Найти свое место в мире заведомо трудно. Говорят, что в России найти себя особенно трудно. Многие не находят. Мало меняет дело то, что они потом все же как-то устраиваются. Людям, конечно, ничего другого не остается, когда они не нашли себя, кроме как устроиться — устроить себя, например, сформироваться в культурную личность, построить ее из подручных средств. В число подручных средств войдут, конечно, и многие части самих себя, неузнанных, ненайденных. Но устройство себя человека не устраивает. Оно устраивает кого-то другого. Как могло быть иначе, ведь устроившийся, устроивший себя, с самого начала устраивал по-настоящему не себя, себя он не нашел, он устраивал кого-то другого.
Спросим иначе: спросим, не как найти себя, как найти свое место в мире, а спросим, как найти мир? Может быть, найти себе место в мире потому и не удается, что мы ищем не только еще неизвестного себя, но и неведомо где.
Мы растеряны, мы не можем найти себя не потому, что с нами случилось что-то неладное, чего надо стыдиться как глупости, а потому, что не знаем, где искать, не знаем, где мир. Мы в мире. Мир неведомо где. Может быть, мира уже нет. Мы не в силах найти себя и растеряны потому, что нет того самого, в чем наше место. Дело не в нас, дело в мире.
Нам, возможно, скажут, что мы заблудились в трех соснах. Мир вот он: все, что вокруг, близко, далеко ли, все, что существует и все, что не существует, — всё мир. Мир — это просто всё. Древние греки так его называли: to pan, ta panta — всё, вся, всяческая. Может быть, не надо усложнять? Может быть, как раз ничего проще мира нет, раз он по определению — всё: бери всё, ровным счетом ничего не исключая, и получишь мир. Схватить отдельные вещи с их расплывающимися, сливающимися границами — это, действительно, очень сложно, но мир?
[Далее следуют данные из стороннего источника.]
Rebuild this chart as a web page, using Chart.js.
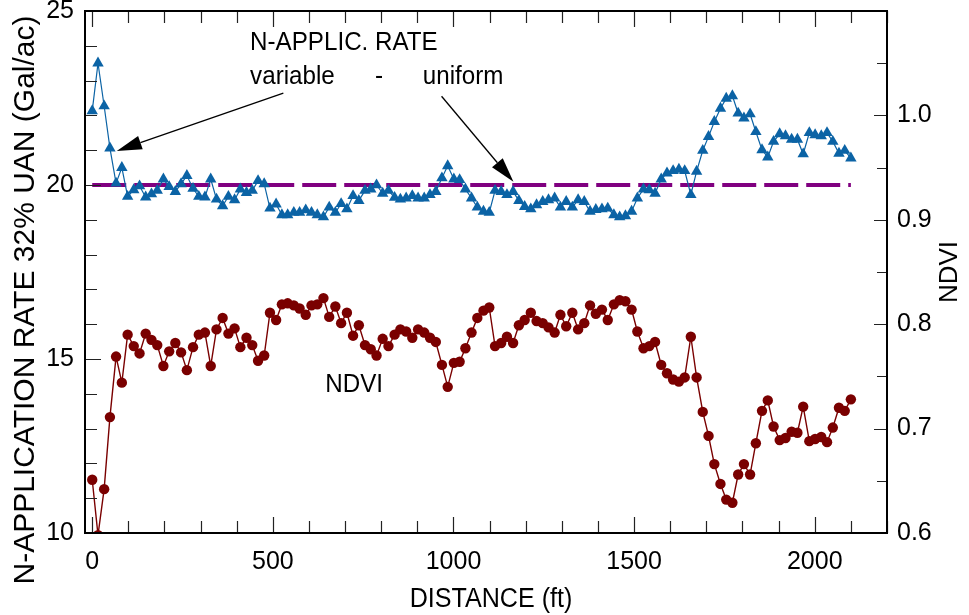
<!DOCTYPE html>
<html>
<head>
<meta charset="utf-8">
<script src="https://cdn.jsdelivr.net/npm/chart.js@4"></script>
<style>
  html, body { margin: 0; padding: 0; background: #fff; }
  #wrap { width: 969px; height: 615px; }
</style>
</head>
<body>
<div id="wrap"><canvas id="chart" width="969" height="615"></canvas></div>
<script>
// sample positions along the pass (every 5 m)
const distanceFt = [0,16,33,49,66,82,98,115,131,148,164,180,197,213,230,246,262,279,295,312,
  328,344,361,377,394,410,427,443,459,476,492,509,525,541,558,574,591,607,623,640,
  656,673,689,705,722,738,755,771,787,804,820,837,853,869,886,902,919,935,951,968,
  984,1001,1017,1033,1050,1066,1083,1099,1115,1132,1148,1165,1181,1197,1214,1230,1247,1263,1280,1296,
  1312,1329,1345,1362,1378,1394,1411,1427,1444,1460,1476,1493,1509,1526,1542,1558,1575,1591,1608,1624,
  1640,1657,1673,1690,1706,1722,1739,1755,1772,1788,1804,1821,1837,1854,1870,1886,1903,1919,1936,1952,
  1968,1985,2001,2018,2034,2050,2067,2083,2100];

// variable N application rate, Gal/ac
const nRate = [22.13,23.5,22.27,21.06,20.05,20.5,19.67,19.86,19.97,19.65,
  19.74,19.84,20.17,19.95,19.81,20.03,20.27,19.9,19.67,19.65,
  20.17,19.59,19.4,19.67,19.57,19.88,19.78,19.84,20.12,20.03,
  19.33,19.45,19.14,19.14,19.21,19.21,19.28,19.21,19.14,19.08,
  19.36,19.21,19.46,19.31,19.69,19.55,19.84,19.88,20.0,19.76,
  19.84,19.64,19.59,19.62,19.69,19.62,19.62,19.72,19.81,20.2,
  20.55,20.17,20.15,19.88,19.62,19.36,19.24,19.21,19.84,19.81,
  19.72,19.81,19.55,19.38,19.31,19.43,19.52,19.57,19.62,19.36,
  19.52,19.36,19.57,19.52,19.24,19.29,19.31,19.33,19.14,19.08,
  19.11,19.24,19.62,19.88,19.86,19.76,20.17,20.34,20.41,20.45,
  20.41,19.72,20.39,20.99,21.39,21.82,22.2,22.49,22.56,22.06,
  21.92,22.04,21.53,21.01,20.8,21.25,21.47,21.41,21.31,21.31,
  20.89,21.5,21.44,21.41,21.5,21.25,20.91,20.99,20.77];

const ndvi = [0.651,0.598,0.642,0.711,0.769,0.744,0.790,0.779,0.772,0.791,
  0.785,0.780,0.760,0.774,0.782,0.773,0.756,0.778,0.790,0.792,
  0.760,0.795,0.806,0.791,0.796,0.778,0.787,0.780,0.765,0.770,
  0.811,0.804,0.819,0.820,0.818,0.815,0.809,0.818,0.819,0.825,
  0.807,0.817,0.801,0.811,0.789,0.799,0.780,0.776,0.770,0.786,
  0.779,0.790,0.795,0.793,0.787,0.795,0.792,0.787,0.783,0.761,
  0.740,0.763,0.764,0.777,0.792,0.806,0.813,0.816,0.779,0.782,
  0.788,0.782,0.799,0.804,0.811,0.803,0.801,0.797,0.792,0.809,
  0.798,0.811,0.795,0.801,0.818,0.810,0.814,0.804,0.819,0.823,
  0.822,0.814,0.793,0.777,0.779,0.783,0.761,0.753,0.747,0.745,
  0.749,0.788,0.749,0.716,0.693,0.666,0.647,0.632,0.629,0.656,
  0.666,0.656,0.686,0.717,0.727,0.702,0.689,0.691,0.697,0.696,
  0.721,0.688,0.690,0.692,0.687,0.701,0.720,0.717,0.728];

const uniformRate = 20;
const uniformSpan = [0, 2100];

const xRange = [-20, 2200];
const yLeftRange = [10, 25];
const yRightRange = [0.6, 1.1];

const leftTitle = 'N-APPLICATION RATE 32% UAN (Gal/ac)';
const rightTitle = 'NDVI';
const bottomTitle = 'DISTANCE (ft)';

// text notes placed in data units (ft, Gal/ac)
const textNotes = [
  { text: 'N-APPLIC. RATE', x: 437, y: 23.89 },
  { text: 'variable', x: 437, y: 22.91 },
  { text: '-', x: 783, y: 22.91 },
  { text: 'uniform', x: 915, y: 22.91 },
  { text: 'NDVI', x: 645, y: 14.06 }
];
const arrowNotes = [
  { from: [529, 22.64], to: [68, 20.98] },
  { from: [967, 22.55], to: [1166, 20.09] }
];

const FONT = '"Liberation Sans", Arial, Helvetica, sans-serif';
const BLUE = '#0b63a5';
const MAROON = '#7a0000';
const PURPLE = '#800080';

function drawText(ctx, s, x, y, size, o) {
  o = o || {};
  ctx.save();
  ctx.translate(x, y);
  if (o.rot) ctx.rotate(o.rot);
  ctx.scale(o.sx || 1, 1);
  ctx.font = size + 'px ' + FONT;
  ctx.fillStyle = '#000';
  ctx.textAlign = o.align || 'left';
  ctx.textBaseline = o.base || 'alphabetic';
  ctx.fillText(s, 0, 0);
  ctx.restore();
}

function drawArrow(ctx, x0, y0, x1, y1) {
  const len = 25, half = 7;
  const dx = x1 - x0, dy = y1 - y0;
  const d = Math.hypot(dx, dy);
  const ux = dx / d, uy = dy / d;
  const bx = x1 - ux * len, by = y1 - uy * len;
  ctx.save();
  ctx.strokeStyle = '#000';
  ctx.fillStyle = '#000';
  ctx.lineWidth = 1.3;
  ctx.beginPath();
  ctx.moveTo(x0, y0);
  ctx.lineTo(bx, by);
  ctx.stroke();
  ctx.beginPath();
  ctx.moveTo(x1, y1);
  ctx.lineTo(bx - uy * half, by + ux * half);
  ctx.lineTo(bx + uy * half, by - ux * half);
  ctx.closePath();
  ctx.fill();
  ctx.restore();
}

// inward ticks, frame, titles and notes
const decorPlugin = {
  id: 'decor',
  afterDatasetsDraw(chart) {
    const ctx = chart.ctx;
    const a = chart.chartArea;
    const sx = chart.scales.x, yl = chart.scales.y, yr = chart.scales.y1;

    ctx.save();
    ctx.strokeStyle = '#222';
    ctx.lineWidth = 1.2;
    ctx.beginPath();
    for (let v = 0; v <= xRange[1]; v += 100) {
      const px = Math.round(sx.getPixelForValue(v)) + 0.5;
      const l = v % 500 === 0 ? 16 : 12;
      ctx.moveTo(px, a.bottom); ctx.lineTo(px, a.bottom - l);
      ctx.moveTo(px, a.top); ctx.lineTo(px, a.top + l);
    }
    for (let v = yLeftRange[0]; v <= yLeftRange[1]; v += 1) {
      const py = Math.round(yl.getPixelForValue(v)) + 0.5;
      const l = v % 5 === 0 ? 16 : 12;
      ctx.moveTo(a.left, py); ctx.lineTo(a.left + l, py);
    }
    for (let k = 12; k <= 22; k++) {
      const v = k * 0.05;
      const py = Math.round(yr.getPixelForValue(v)) + 0.5;
      const l = k % 2 === 0 ? 13 : 10;
      ctx.moveTo(a.right, py); ctx.lineTo(a.right - l, py);
    }
    ctx.stroke();

    ctx.strokeStyle = '#000';
    ctx.lineWidth = 2;
    ctx.strokeRect(a.left, a.top, a.right - a.left, a.bottom - a.top);
    ctx.restore();

    textNotes.forEach(n => {
      drawText(ctx, n.text, sx.getPixelForValue(n.x), yl.getPixelForValue(n.y), 26, { sx: 0.93 });
    });
    arrowNotes.forEach(n => {
      drawArrow(ctx,
        sx.getPixelForValue(n.from[0]), yl.getPixelForValue(n.from[1]),
        sx.getPixelForValue(n.to[0]), yl.getPixelForValue(n.to[1]));
    });

    drawText(ctx, leftTitle, 26, 300, 30, { rot: -Math.PI / 2, align: 'center', base: 'middle' });
    drawText(ctx, rightTitle, 950, 272, 26, { rot: -Math.PI / 2, align: 'center', base: 'middle' });
    drawText(ctx, bottomTitle, 491, 607, 27, { align: 'center', sx: 0.93 });
  }
};

// keep the plot box where the reference has it
function fixBox(size) {
  return s => {
    if (s.isHorizontal()) s.height = size; else s.width = size;
    s.paddingTop = 0; s.paddingBottom = 0;
    s.paddingLeft = 0; s.paddingRight = 0;
  };
}

const ctx = document.getElementById('chart').getContext('2d');
new Chart(ctx, {
  type: 'line',
  data: {
    datasets: [
      {
        label: 'N rate',
        data: distanceFt.map((d, i) => ({ x: d, y: nRate[i] })),
        yAxisID: 'y',
        borderColor: BLUE,
        backgroundColor: BLUE,
        borderWidth: 1.2,
        pointStyle: 'triangle',
        pointRadius: 6.6,
        pointBorderWidth: 0,
        tension: 0,
        order: 1
      },
      {
        label: 'uniform',
        data: uniformSpan.map(d => ({ x: d, y: uniformRate })),
        yAxisID: 'y',
        borderColor: PURPLE,
        borderWidth: 4,
        borderDash: [34, 8],
        pointRadius: 0,
        order: 2
      },
      {
        label: 'NDVI',
        data: distanceFt.map((d, i) => ({ x: d, y: ndvi[i] })),
        yAxisID: 'y1',
        borderColor: MAROON,
        backgroundColor: MAROON,
        borderWidth: 1.4,
        pointStyle: 'circle',
        pointRadius: 5.2,
        pointBorderWidth: 0,
        tension: 0,
        order: 3
      }
    ]
  },
  options: {
    responsive: false,
    animation: false,
    events: [],
    layout: { padding: { top: 11, left: 0, right: 0, bottom: 0 } },
    plugins: { legend: { display: false }, tooltip: { enabled: false } },
    scales: {
      x: {
        type: 'linear',
        min: xRange[0],
        max: xRange[1],
        afterFit: fixBox(82),
        grid: { display: false, drawTicks: false },
        border: { display: false },
        ticks: {
          stepSize: 100,
          includeBounds: false,
          autoSkip: false,
          maxRotation: 0,
          padding: 14,
          color: '#000',
          font: { family: FONT, size: 25 },
          callback: v => (v >= 0 && v % 500 === 0 ? String(v) : '')
        }
      },
      y: {
        position: 'left',
        min: yLeftRange[0],
        max: yLeftRange[1],
        afterFit: fixBox(85),
        grid: { display: false, drawTicks: false },
        border: { display: false },
        ticks: {
          stepSize: 1,
          autoSkip: false,
          padding: 11,
          color: '#000',
          font: { family: FONT, size: 25 },
          callback: v => (v % 5 === 0 ? String(v) : '')
        }
      },
      y1: {
        position: 'right',
        min: yRightRange[0],
        max: yRightRange[1],
        afterFit: fixBox(82),
        grid: { display: false, drawTicks: false },
        border: { display: false },
        ticks: {
          stepSize: 0.05,
          autoSkip: false,
          padding: 10,
          color: '#000',
          font: { family: FONT, size: 25 },
          callback: v => {
            const k = Math.round(v * 100);
            return (k % 10 === 0 && k <= 100) ? (k / 100).toFixed(1) : '';
          }
        }
      }
    }
  },
  plugins: [decorPlugin]
});
</script>
</body>
</html>
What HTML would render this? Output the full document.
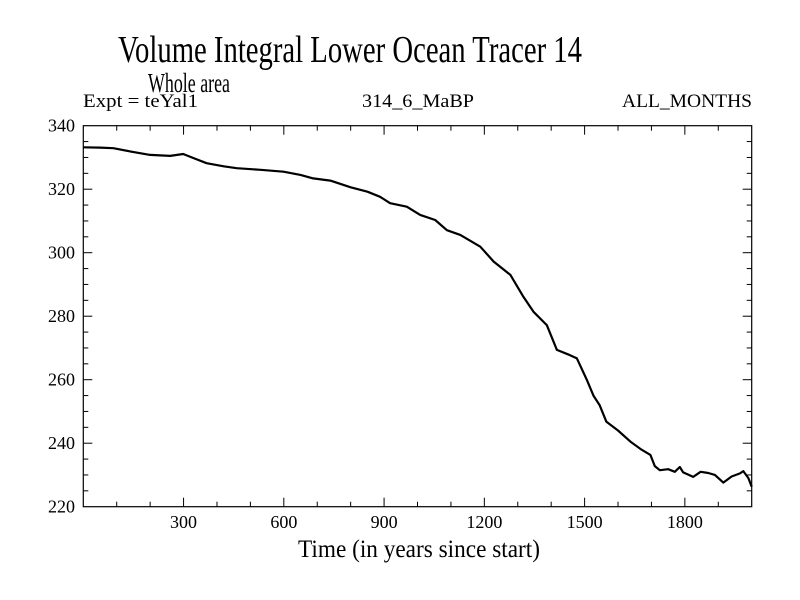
<!DOCTYPE html>
<html><head><meta charset="utf-8"><style>
html,body{margin:0;padding:0;background:#fff;}
svg{display:block;font-family:"Liberation Serif",serif;}
</style></head><body>
<svg id="chart" width="800" height="600">
<rect width="800" height="600" fill="#fff"/>
<text x="118" y="62" font-size="38" textLength="464" lengthAdjust="spacingAndGlyphs">Volume Integral Lower Ocean Tracer 14</text>
<text x="148" y="92" font-size="27" textLength="82" lengthAdjust="spacingAndGlyphs">Whole area</text>
<text x="83" y="107" font-size="19" textLength="115" lengthAdjust="spacingAndGlyphs">Expt = teYal1</text>
<text x="362" y="107" font-size="19" textLength="112" lengthAdjust="spacingAndGlyphs">314_6_MaBP</text>
<text x="622" y="107" font-size="19" textLength="130" lengthAdjust="spacingAndGlyphs">ALL_MONTHS</text>
<text x="298" y="557" font-size="25" textLength="242" lengthAdjust="spacingAndGlyphs">Time (in years since start)</text>
<g id="axes"></g>
<path id="series" fill="none" stroke="#000" stroke-width="2.2" stroke-linejoin="round"/>
</svg>
<script>
const years = [0,50,90,140,200,260,299,330,369,420,459,530,599,650,688,739,800,850,888,918,968,1008,1053,1088,1128,1188,1228,1278,1317,1347,1387,1417,1450,1477,1507,1527,1545,1565,1600,1637,1670,1697,1710,1725,1750,1770,1785,1795,1825,1847,1870,1890,1915,1940,1965,1975,1990,2000];
const values = [333.2,333.1,332.9,331.9,330.8,330.5,331.1,329.8,328.2,327.2,326.6,326.1,325.5,324.5,323.4,322.7,320.6,319.2,317.6,315.6,314.5,311.9,310.3,307.1,305.6,301.9,297.2,293,286.1,281.4,277.2,269.4,268,266.7,259.9,254.9,252,246.8,244,240.5,238,236.3,232.8,231.5,231.8,231,232.5,230.8,229.4,231,230.6,230,227.6,229.5,230.5,231.2,229,226.3];
const xTicks = [300,600,900,1200,1500,1800];
const yTicks = [220,240,260,280,300,320,340];
const L=83.3,R=751.7,T=125.7,B=506.7;
const X=v=>L+(v-0)/(2000-0)*(R-L);
const Y=v=>B-(v-220)/(340-220)*(B-T);
const ns="http://www.w3.org/2000/svg";
const axes=document.getElementById('axes');
function ln(x1,y1,x2,y2,name){const e=document.createElementNS(ns,'line');e.setAttribute('x1',x1);e.setAttribute('y1',y1);e.setAttribute('x2',x2);e.setAttribute('y2',y2);e.setAttribute('stroke','#000');e.setAttribute('stroke-width','1');


axes.appendChild(e);}
function tx(x,y,s,anchor,name){const e=document.createElementNS(ns,'text');e.setAttribute('x',x);e.setAttribute('y',y);e.setAttribute('font-size','18');e.setAttribute('text-anchor',anchor);e.textContent=s;


axes.appendChild(e);}
const fr=document.createElementNS(ns,'rect');fr.setAttribute('x',L);fr.setAttribute('y',T);fr.setAttribute('width',R-L);fr.setAttribute('height',B-T);fr.setAttribute('fill','none');fr.setAttribute('stroke','#000');fr.setAttribute('stroke-width','1.2');


axes.appendChild(fr);
for(let v=100;v<2000;v+=100){const major=v%300===0;const len=major?9:5;ln(X(v),B,X(v),B-len,'x-tick');ln(X(v),T,X(v),T+len,'x-tick-top');}
for(let v=225;v<340;v+=5){const major=v%20===0;const len=major?9:5;ln(L,Y(v),L+len,Y(v),'y-tick');ln(R,Y(v),R-len,Y(v),'y-tick-right');}
xTicks.forEach(v=>tx(X(v),528,String(v),'middle','x-tick-label'));
yTicks.forEach(v=>tx(75,Y(v)+6,String(v),'end','y-tick-label'));
document.getElementById('series').setAttribute('d',years.map((t,i)=>(i?'L':'M')+X(t).toFixed(1)+' '+Y(values[i]).toFixed(1)).join(' '));
</script>
</body></html>
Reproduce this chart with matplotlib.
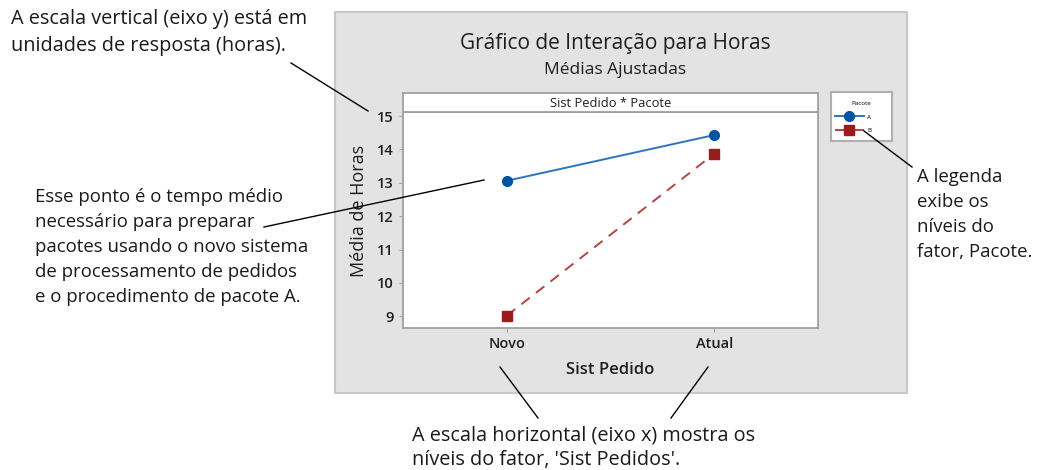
import matplotlib.pyplot as plt
from matplotlib.patches import Rectangle
from matplotlib.lines import Line2D

# --- data ---
sist_pedido = ['Novo', 'Atual']
pacotes = ['A', 'B']
media_horas = {
    'A': [13.06, 14.43],
    'B': [9.02, 13.87],
}
y_ticks = [9, 10, 11, 12, 13, 14, 15]

W, H = 1042, 470
plt.rcParams['font.family'] = ['Open Sans', 'DejaVu Sans']


def fx(px):
    return px / W


def fy(py):
    return 1 - py / H


fig = plt.figure(figsize=(W / 100, H / 100), dpi=100)
fig.patch.set_facecolor('white')

# gray Minitab panel
fig.add_artist(Rectangle((fx(335), fy(393)), fx(907) - fx(335), fy(12) - fy(393),
                         transform=fig.transFigure, facecolor='#e3e3e3',
                         edgecolor='#c8c8c8', linewidth=1.5, zorder=0))

# main axes
ax = fig.add_axes([fx(403), fy(328), fx(818) - fx(403), fy(112) - fy(328)])
ax.set_facecolor('white')
colors = {'A': '#0054a6', 'B': '#9b1a1a'}
line_colors = {'A': '#2f74c0', 'B': '#b24545'}
styles = {'A': dict(marker='o', linestyle='-', markersize=7),
          'B': dict(marker='s', linestyle=(0, (5.5, 4)), markersize=7)}
x = list(range(len(sist_pedido)))
handles = []
for p in pacotes:
    h, = ax.plot(x, media_horas[p], color=line_colors[p], linewidth=1.4,
                 markerfacecolor=colors[p], markeredgecolor=colors[p],
                 label=p, **styles[p])
    handles.append(h)

ax.set_xlim(-0.5, 1.5)
ax.set_ylim(8.65, 15.12)
ax.set_yticks(y_ticks)
ax.set_xticks(x)
ax.set_xticklabels(sist_pedido)
for s in ax.spines.values():
    s.set_color('#a0a0a0')
    s.set_linewidth(1.3)
ax.tick_params(axis='both', colors='#a0a0a0', labelcolor='#1e1e1e',
               labelsize=10.5, length=3)
for lbl in ax.get_xticklabels() + ax.get_yticklabels():
    lbl.set_fontweight('semibold')
ax.set_ylabel('Média de Horas', fontsize=13, color='#1e1e1e')
ax.yaxis.set_label_coords(-0.085, 0.544)
ax.set_xlabel('Sist Pedido', fontsize=12, color='#1e1e1e', labelpad=8,
              fontweight='semibold')

# strip header
sax = fig.add_axes([fx(403), fy(112), fx(818) - fx(403), fy(93) - fy(112)])
sax.set_xticks([])
sax.set_yticks([])
for s in sax.spines.values():
    s.set_color('#a0a0a0')
    s.set_linewidth(1.3)
sax.text(0.5, 0.45, 'Sist Pedido * Pacote', ha='center', va='center',
         fontsize=9.3, color='#1e1e1e', transform=sax.transAxes)

# titles
fig.text(fx(615), fy(43), 'Gráfico de Interação para Horas', ha='center',
         va='center', fontsize=15, color='#1e1e1e')
fig.text(fx(615), fy(70), 'Médias Ajustadas', ha='center', va='center',
         fontsize=12.5, color='#1e1e1e')

# legend box
lax = fig.add_axes([fx(831), fy(141), fx(892) - fx(831), fy(92) - fy(141)])
lax.set_xticks([])
lax.set_yticks([])
for s in lax.spines.values():
    s.set_color('#b0b0b0')
    s.set_linewidth(1.5)
leg = lax.legend(handles=handles, labels=pacotes, title='Pacote',
                 loc='upper left', bbox_to_anchor=(-0.02, 0.93), frameon=False,
                 fontsize=4.5, title_fontsize=4.5, handlelength=4.5,
                 handletextpad=0.6, markerscale=1.0, labelspacing=1.3,
                 alignment='right')

# annotations
big = dict(fontsize=14.3, color='#1a1a1a', linespacing=1.45, va='top', ha='left')
small = dict(fontsize=13.4, color='#1a1a1a', linespacing=1.5, va='top', ha='left')
fig.text(fx(11), fy(9), 'A escala vertical (eixo y) está em\nunidades de resposta (horas).', **big)
fig.text(fx(35), fy(188), 'Esse ponto é o tempo médio\nnecessário para preparar\n'
         'pacotes usando o novo sistema\nde processamento de pedidos\n'
         'e o procedimento de pacote A.', **small)
fig.text(fx(917), fy(168), 'A legenda\nexibe os\nníveis do\nfator, Pacote.', **small)
fig.text(fx(412), fy(425), "A escala horizontal (eixo x) mostra os\nníveis do fator, 'Sist Pedidos'.",
         **{**big, 'linespacing': 1.32})

for (x0, y0), (x1, y1) in [((291, 63), (368, 111)),
                           ((264, 227), (484, 180)),
                           ((912, 167), (864, 131)),
                           ((500, 367), (538, 418)),
                           ((708, 367), (671, 418))]:
    fig.add_artist(Line2D([fx(x0), fx(x1)], [fy(y0), fy(y1)],
                          transform=fig.transFigure, color='black', linewidth=1))

fig.savefig('out.png', dpi=100)
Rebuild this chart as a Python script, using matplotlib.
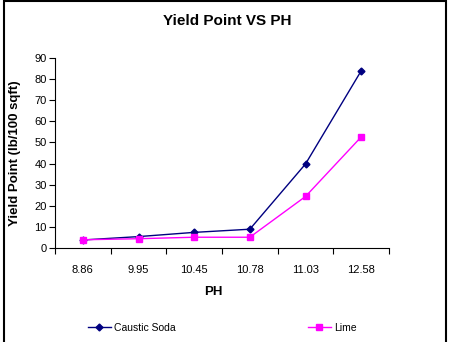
import matplotlib
matplotlib.use("Agg")
import matplotlib.pyplot as plt
from matplotlib.patches import Rectangle

categories = ["8.86", "9.95", "10.45", "10.78", "11.03", "12.58"]
caustic_soda = [3.8, 5.4, 7.4, 8.9, 39.8, 83.9]
lime = [3.9, 4.4, 5.1, 5.1, 24.4, 52.6]
yticks = [0, 10, 20, 30, 40, 50, 60, 70, 80, 90]

plt.rcParams['font.family'] = ['Liberation Sans', 'DejaVu Sans']

W, H = 451, 342
fig = plt.figure(figsize=(W / 100, H / 100), dpi=100)
ax = fig.add_axes([55 / W, 1 - 248 / H, 334 / W, 190 / H])

x = list(range(len(categories)))
l1, = ax.plot(x, caustic_soda, color='#000080', marker='D', markersize=3.5, lw=1, label='Caustic Soda')
l2, = ax.plot(x, lime, color='#FF00FF', marker='s', markersize=4.5, lw=1, label='Lime')

ax.set_xlim(-0.5, len(categories) - 0.5)
ax.set_ylim(0, 90)
ax.set_yticks(yticks)
ax.set_xticks([i - 0.5 for i in range(len(categories) + 1)])
ax.set_xticklabels([])
ax.set_xticks(x, minor=True)
ax.set_xticklabels(categories, minor=True)
ax.tick_params(axis='x', which='major', length=4, width=0.8, direction='out')
ax.tick_params(axis='x', which='minor', length=0, pad=12, labelsize=8)
ax.tick_params(axis='y', length=4, width=0.8, direction='out', labelsize=8, pad=2)

for s in ['top', 'right']:
    ax.spines[s].set_visible(False)
for s in ['left', 'bottom']:
    ax.spines[s].set_linewidth(0.8)

ax.set_xlabel('PH', fontsize=9.5, fontweight='bold', va='center')
ax.xaxis.set_label_coords(0.475, (248 - 292) / 190)
ax.set_ylabel('Yield Point (lb/100 sqft)', fontsize=9.5, fontweight='bold', va='center')
ax.yaxis.set_label_coords((15 - 55) / 334, 0.5)
fig.text(227 / W, 1 - 21 / H, 'Yield Point VS PH', ha='center', va='center', fontsize=11, fontweight='bold')

fig.legend(handles=[l1, l2], loc='center left', bbox_to_anchor=(88 / W, 1 - 328 / H),
           ncol=2, frameon=False, fontsize=7.5, handlelength=2.2, handletextpad=0.3,
           columnspacing=12.7, borderaxespad=0, borderpad=0)

fig.patches.append(Rectangle((3.5 / W, -0.1), (446 - 3.5) / W, 1.1 - 1 / H,
                             transform=fig.transFigure, fill=False, edgecolor='black', lw=1.5))

fig.savefig('out.png', dpi=100)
Вот он, смотри, живи. Не потому ли, что «всё» — это предельно просто, философы — не нам чета, настоящие, занятые делом философы — не включили тему «мир» в круг своего исследования. Они переходят непосредственно к важным задачам, к трактовке этой всеобъемлющей мировой данности, к мировоззрениям, которые могут быть истинными или ложными, между прочим. Вот где кипят идеологические схватки, вот где острые умы изощряют свою способность схватывать в единой картине необозримое множество явлений и словно бы взором полководца с возвышения, откуда всё видно, вооружившись к тому же инструментами прозорливого видения, обозревать пестрое многообразие явлений, оценивать их подлинную суть, отбрасывая малосущественные, привходящие, акцидентальные, мешающие широте обзора детали, чтобы затем направить схваченные в целом мировые явления по какому-то руслу — по правильному, в свете целого, а то они пошли бы по неправильному руслу.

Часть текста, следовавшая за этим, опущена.